A Chinese wet corn mill project in North Dakota has been halted due to national security concerns based on the mill’s proximity to U.S. air and space operations.
In 2021, the Chinese food manufacturer purchased the 370 acres of land for the wet corn milling plant. The Fufeng USA plant’s location is within 12 miles of the Grand Fork Air Force Base and has stirred up controversy since the group’s purchase.
This week, the Air Force issued a letter to North Dakota Sen. John Hoeven stating their concern about the threat the foreign-owned land poses. Listing near- and long-term risks to operations in the area, they wrote, “Grand Forks Air Force Base is the center of military activities related to both air and space operations.”

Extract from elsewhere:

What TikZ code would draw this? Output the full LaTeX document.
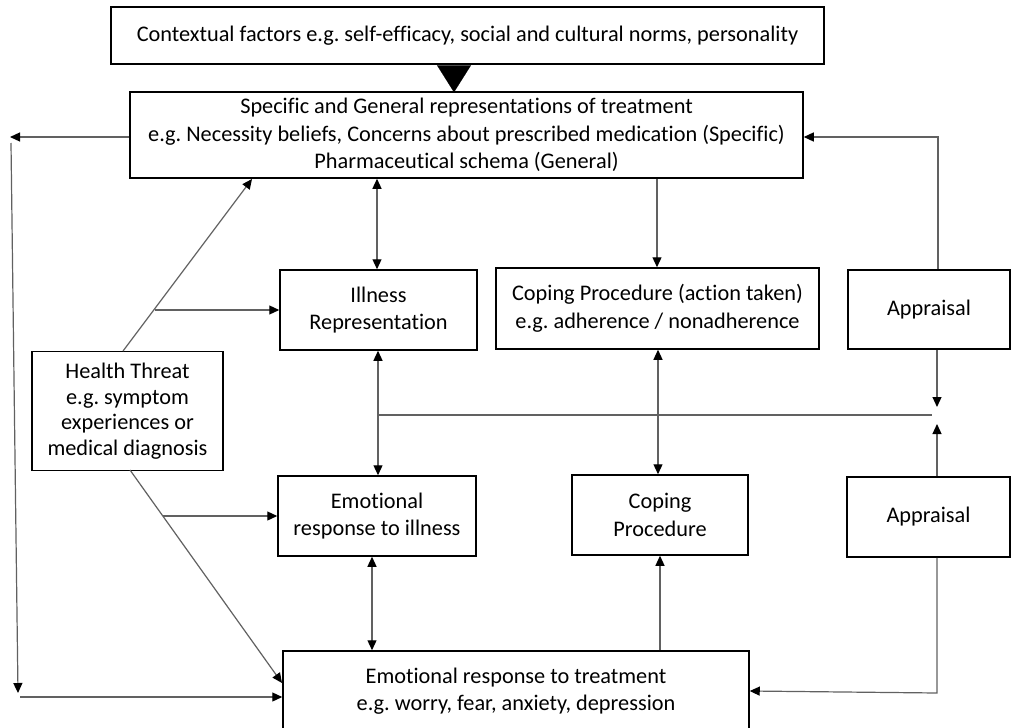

Gov. Doug Burgum also issued a statement to senators.
“We joined with city leaders in asking the federal government for clarity on any national security implications related to the Fufeng project, and now we finally have that clarity,” he wrote.
And while North Dakota says they support investments from allies, China hasn’t made the cut. At least, not that close to military bases.
“As our farmers who compete in global markets know, agriculture is a global business, and North Dakota welcomes investment from domestic companies and our friends and allies,” Burgum said.
Hoeven and fellow North Dakota Sen. Kevin Cramer responded, stating that Grand Forks would cut ties with the Chinese group.
“We believe the city should discontinue the Fufeng project and instead we should work together to find an American company to develop the agriculture project,” said the senators.
Concern for foreign land-ownership has been growing in recent years. Federal law currently requires foreign entities to disclose foreign investment and ownership of U.S. land to the U.S. Department of Agriculture.
But, it’s not just about who owns the land, it’s about what the investor’s intentions are. Earlier this year, a Wyoming bill HB8 was introduced to end foreign land ownership in the state. Last year, a USDA-FDA funding bill was introduced to block Chinese and other non-friendly foreign countries from purchasing U.S. farmland.
According to a 2021 report from the USxDA, foreign investors owned about 40 million acres of U.S. agricultural land across 50 states — a number that’s doubled between 2010 and 2020.